The Ending of Little Joe Explained
The ending. Alice, now infected, learns that Little Joe has been nominated for a horticultural award and will be distributed to schools across Europe. She receives this news the way the film has conditioned you to receive it: with a smile that looks right. She kisses Chris. She allows Joe to move in with his father, a relationship she’d previously clung to, and returns to her work with a serenity that registers, to everyone around her, as personal growth. Loosening up. Finally letting herself be happy.
Theories to Explain the Movie Little Joe
What actually happened is that the last resistant intelligence in the room has been replaced, and the plant’s distribution network just went continental.

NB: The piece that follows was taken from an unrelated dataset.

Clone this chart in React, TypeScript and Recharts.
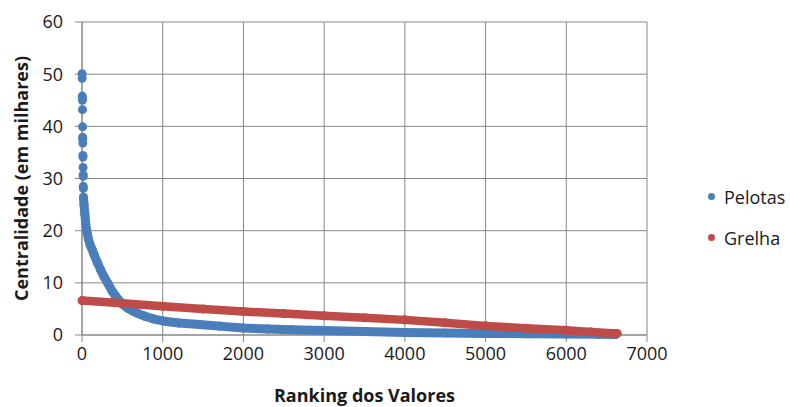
import React from 'react';
import { ScatterChart, Scatter, XAxis, YAxis, ZAxis, CartesianGrid, Legend, Label } from 'recharts';

const FONT = '"Open Sans", "Liberation Sans", sans-serif';
const BLUE = '#4A7EBB';
const RED = '#BE4B48';
const GRID = '#868686';
const TEXT = '#1a1a1a';

const xTicks = [0, 1000, 2000, 3000, 4000, 5000, 6000, 7000];
const yTicks = [0, 10, 20, 30, 40, 50, 60];
const legendOrder = ['Pelotas', 'Grelha'];

// Pelotas: isolated top values (highest ranks)
const pelotasTopRanks = [1, 2, 3, 4, 5, 6, 7, 8, 9, 10, 11, 12, 13, 14, 15, 16, 17];
const pelotasTopValues = [50.1, 49.2, 45.8, 45.4, 45.0, 43.2, 39.9, 37.9, 37.6, 36.8, 34.4, 34.1, 32.1, 30.7, 30.4, 28.5, 28.1];

// Pelotas: dense part of the ranking
const pelotasRanks = [18, 25, 35, 45, 58, 80, 100, 125, 150, 190, 230, 275, 320, 370, 410, 455, 510, 570, 630, 690, 780, 880, 1000, 1200, 1460, 1700, 2000, 2300, 2600, 3000, 3500, 4000, 4500, 5000, 5500, 6000, 6400, 6610];
const pelotasValues = [26.4, 25.0, 23.2, 21.5, 20.0, 18.4, 17.3, 16.4, 15.4, 13.9, 12.5, 11.1, 9.9, 8.5, 7.6, 6.7, 5.8, 5.1, 4.6, 4.15, 3.6, 3.1, 2.7, 2.3, 2.0, 1.7, 1.35, 1.15, 1.0, 0.85, 0.65, 0.5, 0.4, 0.3, 0.25, 0.2, 0.15, 0.1];

// Grelha
const grelhaRanks = [1, 500, 1000, 1500, 2000, 2500, 3000, 3500, 4000, 4500, 5000, 5500, 6000, 6300, 6630];
const grelhaValues = [6.6, 6.1, 5.5, 5.0, 4.5, 4.1, 3.7, 3.3, 2.9, 2.35, 1.75, 1.3, 0.9, 0.6, 0.3];

const toPoints = (xs: number[], ys: number[]) => xs.map((x, i) => ({ x, y: ys[i] }));

const pelotasTop = toPoints(pelotasTopRanks, pelotasTopValues);
const pelotas = toPoints(pelotasRanks, pelotasValues);
const grelha = toPoints(grelhaRanks, grelhaValues);

const renderLegend = (props: any) => {
  const payload = (props.payload || [])
    .filter((p: any) => legendOrder.indexOf(p.value) >= 0)
    .sort((a: any, b: any) => legendOrder.indexOf(a.value) - legendOrder.indexOf(b.value));
  return (
    <div style={{ fontFamily: FONT, fontSize: 18, color: TEXT }}>
      {payload.map((entry: any) => (
        <div key={entry.value} style={{ display: 'flex', alignItems: 'center', height: 41 }}>
          <span
            style={{
              display: 'inline-block',
              width: 7,
              height: 7,
              borderRadius: '50%',
              background: entry.color,
              marginRight: 9,
            }}
          />
          <span>{entry.value}</span>
        </div>
      ))}
    </div>
  );
};

export default function App() {
  return (
    <div style={{ position: 'absolute', left: 0, top: 0, width: 790, height: 407, background: '#fff' }}>
      <ScatterChart
        width={790}
        height={407}
        margin={{ top: 22, right: 143, bottom: 0, left: 0 }}
        style={{ fontFamily: FONT }}
      >
        <CartesianGrid stroke={GRID} strokeWidth={1} />
        <XAxis
          type="number"
          dataKey="x"
          domain={[0, 7000]}
          ticks={xTicks}
          interval={0}
          height={72}
          tickSize={7}
          tickMargin={5}
          stroke={GRID}
          tick={{ fontSize: 18, fill: TEXT, fontFamily: FONT }}
        >
          <Label
            value="Ranking dos Valores"
            position="insideBottom"
            offset={5}
            style={{ fontSize: 18, fontWeight: 700, fill: TEXT, fontFamily: FONT }}
          />
        </XAxis>
        <YAxis
          type="number"
          dataKey="y"
          domain={[0, 60]}
          ticks={yTicks}
          interval={0}
          width={82}
          tickSize={7}
          tickMargin={12}
          stroke={GRID}
          tick={{ fontSize: 18, fill: TEXT, fontFamily: FONT }}
        >
          <Label
            value="Centralidade (em milhares)"
            position="insideLeft"
            angle={-90}
            offset={22}
            style={{ fontSize: 18, fontWeight: 700, fill: TEXT, fontFamily: FONT, textAnchor: 'middle' }}
          />
        </YAxis>
        <ZAxis range={[60, 60]} />
        <Legend
          layout="vertical"
          align="center"
          verticalAlign="middle"
          wrapperStyle={{ left: 708, top: 176, width: 'auto' }}
          content={renderLegend}
        />
        <Scatter
          name="PelotasTop"
          data={pelotasTop}
          fill={BLUE}
          shape="circle"
          legendType="none"
          isAnimationActive={false}
        />
        <Scatter
          name="Pelotas"
          data={pelotas}
          fill={BLUE}
          shape="circle"
          line={{ stroke: BLUE, strokeWidth: 9, strokeLinecap: 'round', strokeLinejoin: 'round' }}
          lineType="joint"
          lineJointType="linear"
          isAnimationActive={false}
        />
        <Scatter
          name="Grelha"
          data={grelha}
          fill={RED}
          shape="circle"
          line={{ stroke: RED, strokeWidth: 8.5, strokeLinecap: 'round', strokeLinejoin: 'round' }}
          lineType="joint"
          lineJointType="linear"
          isAnimationActive={false}
        />
      </ScatterChart>
    </div>
  );
}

Theory #1 To Explain Little Joe
Two theories compete for what the film is actually doing with this ending. The first reads it as a fairly clean body-horror conclusion with a societal-collapse implication: the plant wins, the planet loses, cut to credits, enjoy your evening. The infection is real, it’s biological, it’s spreading, and the final image of Alice’s satisfied face is a horror image wearing a romantic comedy’s clothes.
Theory #2 To Explain Little Joe
The second reading is more uncomfortable, because it questions whether the infection is even the point. This reading argues that the film is using the plant as a metaphor for medication, specifically for the psychiatric medications that Bella is on, that Alice herself may resist, that the culture around the lab uses to dismiss Bella’s legitimate concerns. In this reading, the question the film keeps asking, the one Karl puts most bluntly when he says “who can prove the genuineness of feelings,” is never answered and cannot be. If a medication removes your distress and you can no longer remember clearly why you were distressed, were you fixed or were you changed? If the changed version of you advocates for the medication, is that evidence it worked or evidence it works? The plant and the pill are the same object in this reading, and Alice at the end is not a horror image, she’s a case study the film refuses to adjudicate.
Theory #3 To Explain Little Joe
The third read, which doesn’t get discussed much because it requires holding the other two simultaneously, is that Hausner wants both to be true and neither to be stable. The film was engineered to be sterile of resolution. The ending infects the audience with the same epistemological problem it gave Alice: you cannot tell, from the inside, whether your comfort at the conclusion is correct or compromised. If you feel satisfied by the ending, ask yourself why.
The Theory that Moviesoapbox Subscribes To
My read: the body-horror and the pharmaceutical metaphor are not competing interpretations, they’re the same statement. The plant works exactly like the best psychotropic compounds work, not by making you different but by making the version of you that serves its continued presence feel like the version of you that is finally, genuinely well. Alice at the end is not a zombie in any legible sense. She is, by every measurable standard, happier. That’s the verdict. The plant won, not by defeating her, but by becoming indistinguishable from her improvement. And in two weeks it’ll be in schools.
A film this strange, this formally committed, this willing to let its horror arrive as a warmth you can’t locate the source of, almost certainly doesn’t exist if it’s greenlit by a committee looking for a marketable comp title. It exists because someone protected it, somewhere in the financing chain, long enough for Emily Beecham to build a performance out of suppression and receive a Cannes prize for it. That’s the version you watched. Protect the ones that survive.